By Adam Gifford
New Zealand leads development of digital archives systems, but our own National Library cannot use the technology, says a database expert.
Ian Witten, computer science professor at Waikato University and world authority on databases and digital libraries, says the failed attempt to create a new computer system for the National Library stops New Zealand from using the latest high-tech cataloguing systems.
"A lot of money was wasted on a system which was never deployed," he said.
"People were burned badly trying to put new technology into libraries."
As a result they were falling back on older technologies, despite New Zealand being at the forefront of development in the field. The $8.5 million National Library project was scrapped early last year.
Professor Witten's department has developed a number of digital libraries which are accessible as CD-ROMS or through the Internet at www.nzdg.org These include the world's largest collection of computer science technical reports, providing access to more than 46,000 research documents.
Other resources include a Humanity Development Library set up for a United Nations agency, an archive of documents relating to indigenous peoples, an oral history archive for the Hamilton Public Library, an archive of minutes and memos for the North Shore City Council, and a music archive which can match a fragment of a tune search with an archive of 10,000 folk songs.
The department is also preparing a searchable archive of Maori newspapers for the Alexander Turnbull Library and is discussing projects with the World Bank and other international agencies.
Professor Witten opened the Australasian Computer Science conference at Auckland University yesterday with a speech on browsing digital libraries.
The technologies underlying the New Zealand Digital Library were freely available in the public domain, he said: PreScript, which converted the PostScript in which most computer science reports were written to plain text which could be searched; MG, a full-text retrieval system he had developed and described in his book Managing Gigabytes; and Sequitur, a method for inferring hierarchies of repetitions from sequences.
MG stores the index, and the text that is indexed, in compressed form, making efficient use of disc resources.
Professor Witten said working in digital libraries would be qualitatively different. One interface the team had developed, Phrasier, allowed the user to compose a document "and as you type, key phrases which appear in the library will be highlighted in your document, which in turn could bring up related information.

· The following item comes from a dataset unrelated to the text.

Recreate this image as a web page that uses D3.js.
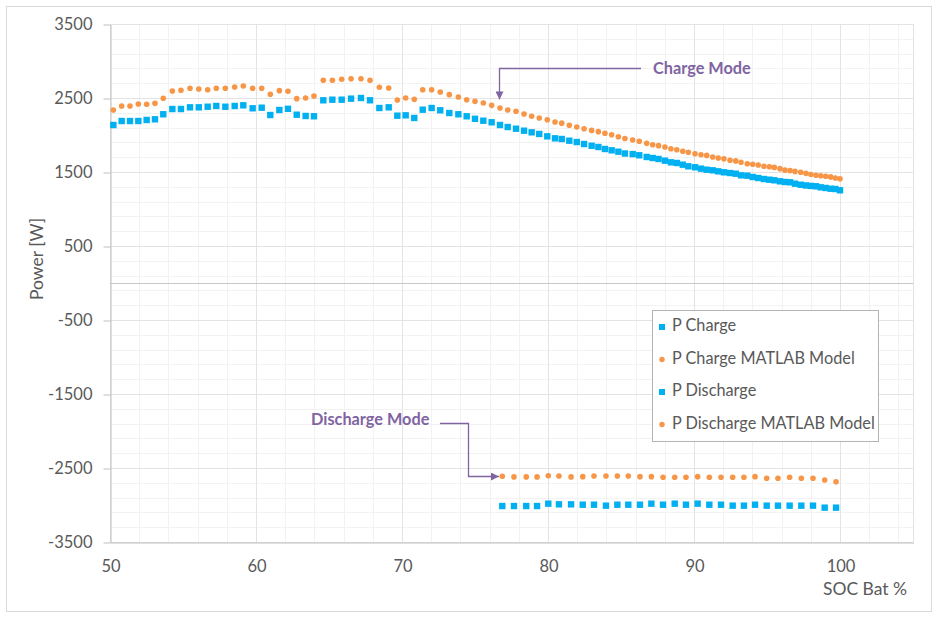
<!DOCTYPE html>
<html>
<head>
<meta charset="utf-8">
<script src="https://cdn.jsdelivr.net/npm/d3@7"></script>
<style>
  html, body { margin: 0; padding: 0; background: #ffffff; }
  svg { display: block; font-family: Lato, "Open Sans", sans-serif; }
</style>
</head>
<body>
<svg id="chart" width="937" height="617"></svg>
<script>
// ---------------- DATA ----------------
const socCharge = [50.23,50.80,51.37,51.94,52.51,53.08,53.65,54.27,54.86,55.48,
  56.08,56.69,57.28,57.90,58.54,59.13,59.77,60.39,60.98,61.60,
  62.19,62.79,63.40,63.97,64.61,65.23,65.87,66.51,67.19,67.81,
  68.45,69.09,69.68,70.25,70.84,71.42,72.03,72.62,73.24,73.86,
  74.43,75.00,75.57,76.14,76.71,77.24,77.81,78.36,78.88,79.40,
  79.95,80.48,80.94,81.46,81.97,82.47,82.99,83.45,83.90,84.36,
  84.82,85.27,85.80,86.25,86.76,87.17,87.57,88.01,88.42,88.82,
  89.23,89.61,90.07,90.48,90.87,91.28,91.66,92.05,92.47,92.86,
  93.22,93.65,94.02,94.40,94.79,95.16,95.50,95.89,96.23,96.58,
  96.92,97.31,97.67,98.01,98.36,98.68,99.02,99.36,99.68,100.0];

const pCharge = [2135,2189,2189,2189,2203,2212,2280,2351,2351,2374,
  2374,2382,2392,2382,2392,2401,2361,2369,2270,2338,
  2354,2274,2257,2253,2469,2477,2477,2491,2500,2469,
  2365,2374,2261,2266,2230,2342,2365,2334,2297,2280,
  2253,2219,2193,2172,2135,2108,2085,2058,2036,2014,
  1982,1955,1946,1923,1905,1878,1855,1838,1811,1793,
  1774,1750,1742,1726,1703,1689,1676,1653,1631,1622,
  1599,1577,1564,1545,1531,1523,1509,1496,1486,1477,
  1455,1450,1432,1419,1405,1396,1388,1374,1365,1361,
  1342,1328,1318,1312,1307,1293,1284,1274,1270,1253];

const pChargeModel = [2338,2392,2392,2419,2415,2428,2496,2595,2604,2631,
  2622,2612,2631,2631,2649,2662,2631,2631,2550,2599,
  2592,2491,2500,2527,2739,2739,2753,2761,2761,2739,
  2645,2635,2473,2500,2482,2612,2612,2581,2545,2514,
  2477,2455,2432,2401,2365,2338,2320,2284,2253,2230,
  2207,2175,2160,2131,2108,2085,2062,2045,2023,2004,
  1977,1952,1932,1915,1888,1869,1856,1838,1815,1801,
  1780,1766,1747,1734,1724,1703,1689,1678,1658,1650,
  1631,1610,1605,1595,1577,1570,1562,1545,1525,1518,
  1508,1496,1482,1466,1456,1450,1442,1434,1419,1409];

const socDischarge = [76.87,77.67,78.51,79.25,80.02,80.75,81.58,82.38,83.15,83.97,
  84.75,85.50,86.30,87.08,87.88,88.68,89.45,90.25,91.05,91.85,
  92.65,93.42,94.18,94.98,95.75,96.55,97.35,98.15,98.95,99.73];

const pDischarge = [-3014,-3014,-3014,-3014,-2982,-2991,-2991,-2996,-2996,-3009,
  -2996,-2996,-2996,-2982,-2996,-2982,-2996,-2982,-2996,-2996,
  -3009,-3009,-2996,-3009,-3009,-3009,-3009,-3009,-3036,-3036];

const pDischargeModel = [-2612,-2620,-2620,-2620,-2605,-2608,-2620,-2617,-2608,-2608,
  -2608,-2608,-2617,-2617,-2626,-2626,-2626,-2617,-2626,-2626,
  -2626,-2626,-2617,-2639,-2639,-2626,-2639,-2639,-2662,-2685];

const xTicks = [50, 60, 70, 80, 90, 100];
const yTicks = [-3500, -2500, -1500, -500, 500, 1500, 2500, 3500];
const seriesNames = ["P Charge", "P Charge MATLAB Model", "P Discharge", "P Discharge MATLAB Model"];
const seriesColors = ["#00B0F0", "#F79646", "#00B0F0", "#F79646"];
const seriesShapes = ["square", "circle", "square", "circle"];
const xTitle = "SOC Bat %";
const yTitle = "Power [W]";
const noteCharge = "Charge Mode";
const noteDischarge = "Discharge Mode";

// ---------------- LAYOUT ----------------
const W = 937, H = 617;
const plot = { left: 110, right: 913, top: 24, bottom: 542 };
const svg = d3.select("#chart");
const fmt = d => String(d);   // plain hyphen-minus like the reference

const x = d3.scaleLinear().domain([50, 105]).range([plot.left, plot.right]);
const y = d3.scaleLinear().domain([-3500, 3500]).range([plot.bottom, plot.top]);

// chart border
svg.append("rect")
  .attr("x", 6.5).attr("y", 6.5).attr("width", W - 12).attr("height", H - 12)
  .attr("fill", "#fff").attr("stroke", "#D9D9D9").attr("stroke-width", 1);

// minor gridlines
const g = svg.append("g");
const xMinor = d3.range(50, 105.001, 2);
const yMinor = d3.range(-3500, 3500.001, 200);
g.selectAll(".xminor").data(xMinor).join("line")
  .attr("x1", d => Math.round(x(d)) + 0.5).attr("x2", d => Math.round(x(d)) + 0.5)
  .attr("y1", plot.top).attr("y2", plot.bottom)
  .attr("stroke", "#F2F2F2").attr("stroke-width", 1);
g.selectAll(".yminor").data(yMinor).join("line")
  .attr("y1", d => Math.round(y(d)) + 0.5).attr("y2", d => Math.round(y(d)) + 0.5)
  .attr("x1", plot.left).attr("x2", plot.right)
  .attr("stroke", "#F2F2F2").attr("stroke-width", 1);
// right boundary line
g.append("line")
  .attr("x1", Math.round(x(105)) + 0.5).attr("x2", Math.round(x(105)) + 0.5)
  .attr("y1", plot.top).attr("y2", plot.bottom)
  .attr("stroke", "#E3E3E3");
// major gridlines
g.selectAll(".xmajor").data(d3.range(50, 105, 10)).join("line")
  .attr("x1", d => Math.round(x(d)) + 0.5).attr("x2", d => Math.round(x(d)) + 0.5)
  .attr("y1", plot.top).attr("y2", plot.bottom)
  .attr("stroke", "#E3E3E3").attr("stroke-width", 1);
g.selectAll(".ymajor").data(yTicks).join("line")
  .attr("y1", d => Math.round(y(d)) + 0.5).attr("y2", d => Math.round(y(d)) + 0.5)
  .attr("x1", plot.left).attr("x2", plot.right)
  .attr("stroke", "#E3E3E3").attr("stroke-width", 1);

// zero line
g.append("line")
  .attr("x1", plot.left).attr("x2", plot.right)
  .attr("y1", Math.round(y(0)) + 0.5).attr("y2", Math.round(y(0)) + 0.5)
  .attr("stroke", "#C8C8C8").attr("stroke-width", 1);

// Y axis
const yAxis = d3.axisLeft(y).tickValues(yTicks).tickSizeInner(7).tickSizeOuter(0).tickPadding(11)
  .tickFormat(fmt);
const ya = svg.append("g").attr("transform", `translate(${plot.left + 0.5},0.5)`).call(yAxis);
ya.select(".domain").attr("stroke", "#BFBFBF");
ya.selectAll(".tick line").attr("stroke", "#BFBFBF");
ya.selectAll(".tick text").attr("fill", "#595959").style("font-size", "16.5px").style("font-family", "Lato");

// X axis
const xAxis = d3.axisBottom(x).tickValues(xTicks).tickSize(0).tickPadding(18).tickFormat(fmt);
const xa = svg.append("g").attr("transform", `translate(0.5,${plot.bottom + 0.5})`).call(xAxis);
xa.select(".domain").attr("stroke", "#BFBFBF");
xa.selectAll(".tick text").attr("fill", "#595959").style("font-size", "16.5px").style("font-family", "Lato");

// Axis titles
svg.append("text")
  .attr("transform", `translate(39,${259}) rotate(-90)`)
  .attr("text-anchor", "middle").attr("dominant-baseline", "middle")
  .attr("fill", "#595959").style("font-size", "17.5px").text(yTitle);
svg.append("text")
  .attr("x", 865).attr("y", 591)
  .attr("text-anchor", "middle").attr("dominant-baseline", "middle")
  .attr("fill", "#595959").style("font-size", "17.5px").text(xTitle);

// ---------------- SERIES ----------------
const allSeries = [
  { soc: socCharge, p: pCharge },
  { soc: socCharge, p: pChargeModel },
  { soc: socDischarge, p: pDischarge },
  { soc: socDischarge, p: pDischargeModel }
];
const sqSize = 6.4, cR = 2.8;
allSeries.forEach((s, i) => {
  const pts = s.soc.map((v, k) => [v, s.p[k]]);
  const layer = svg.append("g");
  if (seriesShapes[i] === "square") {
    layer.selectAll("rect").data(pts).join("rect")
      .attr("x", d => x(d[0]) - sqSize / 2).attr("y", d => y(d[1]) - sqSize / 2)
      .attr("width", sqSize).attr("height", sqSize)
      .attr("fill", seriesColors[i]);
  } else {
    layer.selectAll("circle").data(pts).join("circle")
      .attr("cx", d => x(d[0])).attr("cy", d => y(d[1])).attr("r", cR)
      .attr("fill", seriesColors[i]);
  }
});

// ---------------- ANNOTATIONS ----------------
const purple = "#8064A2";
const defs = svg.append("defs");
defs.append("marker").attr("id", "arrow").attr("viewBox", "0 0 10 10")
  .attr("refX", 10).attr("refY", 5).attr("markerWidth", 8).attr("markerHeight", 8)
  .attr("markerUnits", "userSpaceOnUse").attr("orient", "auto")
  .append("path").attr("d", "M0,0 L10,5 L0,10 Z").attr("fill", purple);

// Charge Mode
svg.append("text").attr("x", 653).attr("y", 70).attr("dominant-baseline", "middle")
  .attr("fill", purple).style("font-weight", "bold").style("font-size", "16.3px").text(noteCharge);
const cx0 = Math.round(x(76.66)) + 0.5;
svg.append("path")
  .attr("d", `M641,68.5 H${cx0} V${y(2480)}`)
  .attr("fill", "none").attr("stroke", purple).attr("stroke-width", 1.3)
  .attr("marker-end", "url(#arrow)");

// Discharge Mode
svg.append("text").attr("x", 311).attr("y", 421).attr("dominant-baseline", "middle")
  .attr("fill", purple).style("font-weight", "bold").style("font-size", "16.3px").text(noteDischarge);
const dy0 = Math.round(y(-2610)) + 0.5;
svg.append("path")
  .attr("d", `M440,423.5 H468.5 V${dy0} H${x(76.64)}`)
  .attr("fill", "none").attr("stroke", purple).attr("stroke-width", 1.3)
  .attr("marker-end", "url(#arrow)");

// ---------------- LEGEND ----------------
const leg = svg.append("g");
leg.append("rect").attr("x", 652.5).attr("y", 310.5).attr("width", 226).attr("height", 131)
  .attr("fill", "#fff").attr("stroke", "#B4B4B4").attr("stroke-width", 1);
seriesNames.forEach((name, i) => {
  const cy = 327 + i * 32.5;
  if (seriesShapes[i] === "square") {
    leg.append("rect").attr("x", 662 - 3).attr("y", cy - 3).attr("width", 6).attr("height", 6)
      .attr("fill", seriesColors[i]);
  } else {
    leg.append("circle").attr("cx", 662).attr("cy", cy).attr("r", 2.7).attr("fill", seriesColors[i]);
  }
  leg.append("text").attr("x", 672).attr("y", cy).attr("dominant-baseline", "middle")
    .attr("fill", "#595959").style("font-size", "16.3px").text(name);
});
</script>
</body>
</html>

"They're like kitchens for knowledge preparation," he told the conference.
Digital libraries meant librarians were even more important.
"Already with the existence of the [World Wide] Web people realise how much information is out there, but it's poorly organised.
"Librarians are gatekeepers.
"We believe that in next few years there will be lot of job creation supporting digital libraries, and we want to be in the forefront of that work."
Professor Witten said there had been a lot of work done of digital libraries since the United States Government announced the Digital Library Initiative (an associated research funding) five years ago, but the Waikato team appeared to be the only one which took the librarian's role into account.